The Student Debt Reality
For the majority of graduates, the financial roadmap has a massive, unavoidable landmark: student loan debt. Any plan for their financial future must account for it. They aren’t just looking for the total amount they owe; they need a strategy. They want to understand the difference between federal and private loans, the pros and cons of various repayment plans (like income-driven vs. standard), and the long-term impact of interest. Questions abound: Should they pay the minimum and invest the rest? Or should they aggressively pay down their debt to free up cash flow sooner? This decision is deeply personal and depends entirely on their salary, living costs, and risk tolerance. A roadmap here provides clarity, helping them turn a source of overwhelming anxiety into a manageable financial goal.

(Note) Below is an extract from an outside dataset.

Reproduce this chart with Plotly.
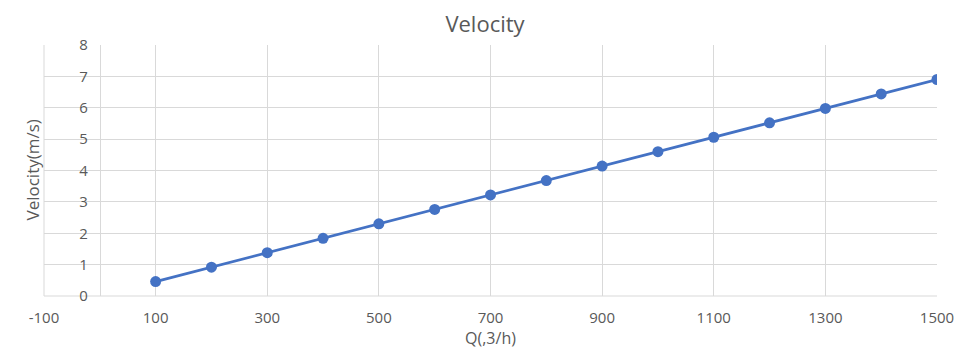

Building a Life, Not Just a Budget
Ultimately, the demand for a financial roadmap is about empowerment. It's about moving beyond the immediate panic of paying bills and into the strategic territory of building wealth. The final leg of the journey includes the basics of personal finance that school may have skipped. This means creating a budget that actually works—many favor the 50/30/20 rule (50% needs, 30% wants, 20% savings/debt). It also means building an emergency fund to cover unexpected expenses without derailing their lives. And, crucially, it means learning how to start investing, even if it’s just a small amount each month. They’ve grown up with app-based investing and the allure of crypto, but they crave trusted guidance on how to build sustainable, long-term wealth rather than chase short-term gains.